(DATASET SECTION):

____________________

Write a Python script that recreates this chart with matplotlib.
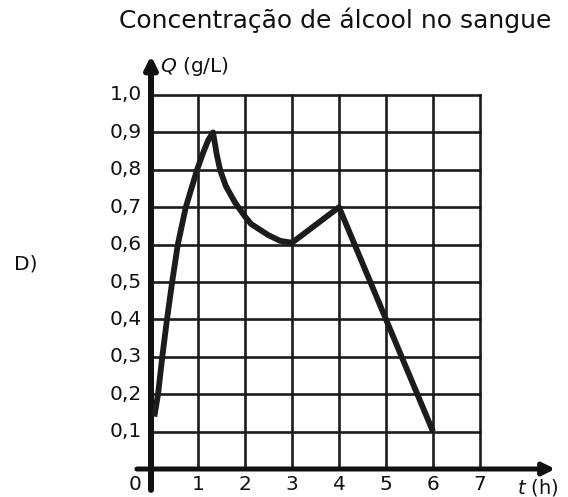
import matplotlib
matplotlib.use('Agg')
import matplotlib.pyplot as plt

plt.rcParams['font.family'] = ['DejaVu Sans']

# curve
t_values = [0.07, 0.15, 0.24, 0.34, 0.45, 0.57, 0.74, 0.98, 1.11, 1.22, 1.32,
            1.40, 1.47, 1.59, 1.79, 2.0, 2.13, 2.5, 2.75, 3.0, 4.0, 6.0]
q_values = [0.14, 0.20, 0.30, 0.40, 0.50, 0.60, 0.70, 0.80, 0.846, 0.88, 0.90,
            0.84, 0.80, 0.757, 0.712, 0.675, 0.655, 0.625, 0.61, 0.605, 0.70, 0.10]

x_ticks = [1, 2, 3, 4, 5, 6, 7]
y_ticks = [0.1, 0.2, 0.3, 0.4, 0.5, 0.6, 0.7, 0.8, 0.9, 1.0]
y_labels = ['0,1', '0,2', '0,3', '0,4', '0,5', '0,6', '0,7', '0,8', '0,9', '1,0']

title = 'Concentração de álcool no sangue'
ink = '#1c1c1c'

fig = plt.figure(figsize=(5.68, 4.97), dpi=100)
ax = fig.add_axes([151 / 568, 28 / 497, 329 / 568, 374 / 497])
ax.set_xlim(0, 7)
ax.set_ylim(0, 1.0)
ax.axis('off')

# grid
for x in x_ticks:
    ax.plot([x, x], [0, 1.0], color=ink, lw=1.9, clip_on=False, zorder=1)
for y in y_ticks:
    ax.plot([0, 7], [y, y], color=ink, lw=1.9, clip_on=False, zorder=1)

# axes with arrows
ax.annotate('', xy=(8.6, 0), xytext=(-0.3, 0),
            arrowprops=dict(arrowstyle='-|>', color='#111111', lw=3.6, mutation_scale=18,
                            shrinkA=0, shrinkB=0),
            annotation_clip=False, zorder=3)
ax.annotate('', xy=(0, 1.105), xytext=(0, -0.056),
            arrowprops=dict(arrowstyle='-|>', color='#111111', lw=4.3, mutation_scale=18,
                            shrinkA=0, shrinkB=0),
            annotation_clip=False, zorder=3)

# curve
ax.plot(t_values, q_values, color=ink, lw=4.2, solid_capstyle='butt',
        solid_joinstyle='round', clip_on=False, zorder=4)

# tick labels
for y, lab in zip(y_ticks, y_labels):
    ax.text(-0.19, y, lab, ha='right', va='center', fontsize=14.5, color='#111111')
for x in x_ticks:
    ax.text(x, -0.042, str(x), ha='center', va='center', fontsize=14.5, color='#111111')
ax.text(-0.34, -0.042, '0', ha='center', va='center', fontsize=14.5, color='#111111')

# axis names
ax.text(0.19, 1.075, r'$Q$ (g/L)', ha='left', va='center', fontsize=14.5, color='#111111')
ax.text(7.78, -0.05, r'$t$ (h)', ha='left', va='center', fontsize=14, color='#111111')

fig.text(335 / 568, 1 - 20 / 497, title, ha='center', va='center', fontsize=18, color='#111111')
fig.text(26 / 568, 1 - 264 / 497, 'D)', ha='center', va='center', fontsize=14.5, color='#111111')

fig.savefig('out.png', dpi=100, facecolor='white')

____________________

(REQUIREMENTS): Pick out lines containing the word "matplotlib", each one as written.

(ANSWER TO THE PROBLEM):
Write a Python script that recreates this chart with matplotlib.
import matplotlib
matplotlib.use('Agg')
import matplotlib.pyplot as plt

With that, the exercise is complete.